Experience 1:  Musah Lab, Duke University  

Date: January 2020 – April 2023 (500+ hours)

Advisor:  Dr. Samria Musah


During freshman year, I was introduced to tissue engineering after joining Dr. Samira Musah’s lab at Duke University. Affiliated with Biomedical Engineering and School of Medicine, our lab focuses on integrating stem cell biology with engineering to model and understand kidney development and disease mechanisms. For the past 3.5 years, I have been developing a kidney glomerulus organ-on-a-chip with a biomaterial membrane to model blood filtration and kidney disease. Organ-on-a-chips are microfluidic devices containing two overlapping channels separated by a membrane. Cells are seeded in both channels to form monolayers along both sides of the membrane, creating a structurally complex microenvironment that better mimics what cells experience in vivo. Some of this work was published in Bioengineering ( and presented at the 2022 Northeast Bioengineering Conference and the 2022 Annual BMES Meeting. 

Experience 2:   Duke International Genetically Engineered Machine (iGEM)


Date: September 2020 – October 2022

Advisor: Dr. Cameron Kim 


Duke International Genetically Engineered Machine (iGEM) is an undergraduate-led synthetic biology research group. Clinical glioblastoma treatment is limited by the lack of a scalable, physiologically relevant model for drug testing. To address this, we are developing a brain organoid-based drug screening platform to characterize treatment efficacy in IDH1-mutated patient-derived glioma cells. A plasmid reporter system is used to quantify the concentration of D-2-HG, an oncometabolite upregulated by IDH1, as a readout for tumor growth. When a drug that reduces D-2-HG levels is added to the system, the fluorescence or luminescence levels in the glioma cells will decrease. We designed the fluorescent and luminescent reporter plasmids, synthesized the constructs using PCR and Gibson Assembly, and transfected them into HEK 293T cells. Additionally, we electroporated commercially available plasmids into primary glioma cells as a proof-of-concept for integrating our own plasmids into these cells. We are working on finalizing our reporter constructs, integrating them into our co-culture system, and testing the efficacy of therapies using our platform. We published our project as a website, were awarded the 2021 iGEM Team Impact grant, presented at the 2021 iGEM Giant Jamboree, and won a silver medal at the 2022 iGEM Grand Jamboree.   

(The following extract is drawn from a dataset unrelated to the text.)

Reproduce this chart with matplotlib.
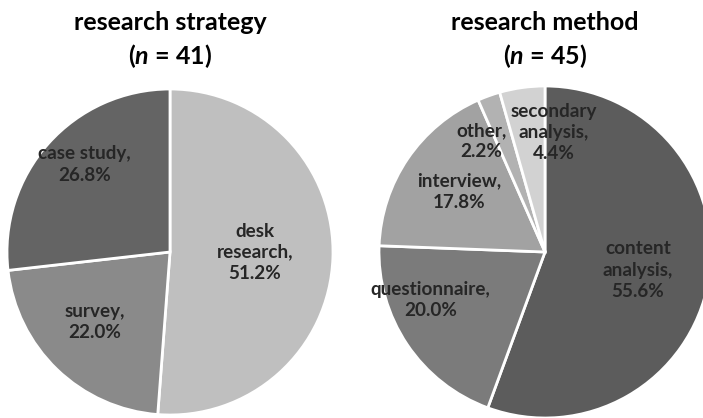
import matplotlib
matplotlib.use("Agg")
import matplotlib.pyplot as plt
import numpy as np

plt.rcParams['font.family'] = ['Lato', 'DejaVu Sans']
plt.rcParams['mathtext.fontset'] = 'custom'
plt.rcParams['mathtext.it'] = 'Lato:italic:bold'
plt.rcParams['mathtext.rm'] = 'Lato:bold'

# Data
strategy_labels = ["desk\nresearch,", "survey,", "case study,"]
strategy_values = [51.2, 22.0, 26.8]
strategy_n = 41
method_labels = ["content\nanalysis,", "questionnaire,", "interview,", "other,", "secondary\nanalysis,"]
method_values = [55.6, 20.0, 17.8, 2.2, 4.4]
method_n = 45

# Styles
strategy_colors = ["#bfbfbf", "#8a8a8a", "#646464"]
method_colors = ["#5c5c5c", "#7b7b7b", "#a2a2a2", "#b2b2b2", "#d2d2d2"]
strategy_lab_r = [0.52, 0.63, 0.75]
strategy_lab_da = [2, -3, -4]
method_lab_r = [0.57, 0.75, 0.63, 0.77, 0.72]
method_lab_da = [-1, -11, -1, 10, -12]

W, H = 703, 418
fig = plt.figure(figsize=(W / 100, H / 100), dpi=100)
ax = fig.add_axes([0, 0, 1, 1])
ax.set_xlim(0, W)
ax.set_ylim(0, H)
ax.set_aspect('equal')
ax.axis('off')


def draw(values, labels, colors, center, radius, lab_r, lab_da, title, n):
    wedges, _ = ax.pie(values, colors=colors, startangle=90, counterclock=False,
                       center=center, radius=radius,
                       wedgeprops=dict(edgecolor='white', linewidth=2))
    for w, v, lab, rr, da in zip(wedges, values, labels, lab_r, lab_da):
        mid = np.deg2rad((w.theta1 + w.theta2) / 2 + da)
        x = center[0] + rr * radius * np.cos(mid)
        y = center[1] + rr * radius * np.sin(mid)
        ax.text(x, y, f"{lab}\n{v:.1f}%", ha='center', va='center',
                fontsize=13.6, fontweight='bold', color='#262626', linespacing=1.3)
    ax.text(center[0], H - 22, title, ha='center', va='center',
            fontsize=18, fontweight='bold', color='black')
    ax.text(center[0], H - 56, r"($\it{n}$ = " + f"{n})", ha='center', va='center',
            fontsize=18, fontweight='bold', color='black')


draw(strategy_values, strategy_labels, strategy_colors, (170, H - 252), 163,
     strategy_lab_r, strategy_lab_da, "research strategy", strategy_n)
draw(method_values, method_labels, method_colors, (545, H - 252), 166,
     method_lab_r, method_lab_da, "research method", method_n)

ax.set_xlim(0, W)
ax.set_ylim(0, H)
fig.savefig("out.png", dpi=100, facecolor='white')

Experience 3: Delcassian Lab, Amgen Scholars Program at UC Berkeley

Date: June 2022 – August 2022

Advisors: Dr. Derfogail Delcassian


I was selected as a 2022 Amgen Scholar at the University of California, Berkeley. I led a project developing a lymph node organ-on-chip of dendritic cell migration and activation of T cells for modeling adaptive immune response to mRNA vaccines. Vaccines often fail during clinical trials due to poor efficacy or unpredicted toxicity. Preclinical testing is currently performed in cell culture and animal models, which do not adequately model the complex microenvironment of the human lymph node. I developed a lymph-node-on-chip device for more physiologically accurate vaccine screening. Dendritic cell (DC) migration from the periphery to the lymph node upon mRNA vaccination is critical to initiate the adaptive immune response. Activated DCs upregulate the chemokine-receptor CCR7, which allows them to migrate towards the chemokine CCL19-secreting lymph node and activate T cells. We developed a lymph node-on-a-chip that recapitulates chemokine-mediated DC migration to the lymph node paracortex and T cell activation. The microfluidic device is fabricated in poly(dimethylsiloxane) (PDMS) using soft-lithography and can generate CCL19 concentration gradients via a hydrogel embedded within the PDMS microchannels. Future work will aim to demonstrate chemotaxis of activated DCs along the CCL19 concentration gradient and the activation of T cells, as evidenced by increased CD69 expression, an early activation marker, and IL-2 secretion. Overall, this lymph node-on-a-chip has the microstructure necessary for modeling the antigen exposure and immune cell activation stages of adaptive immunity, providing a new tool for evaluating mRNA vaccine efficacy and toxicities in vitro. This work was presented as a poster presentation and oral presentation at the 2022 UC Berkeley Amgen Scholars Symposium.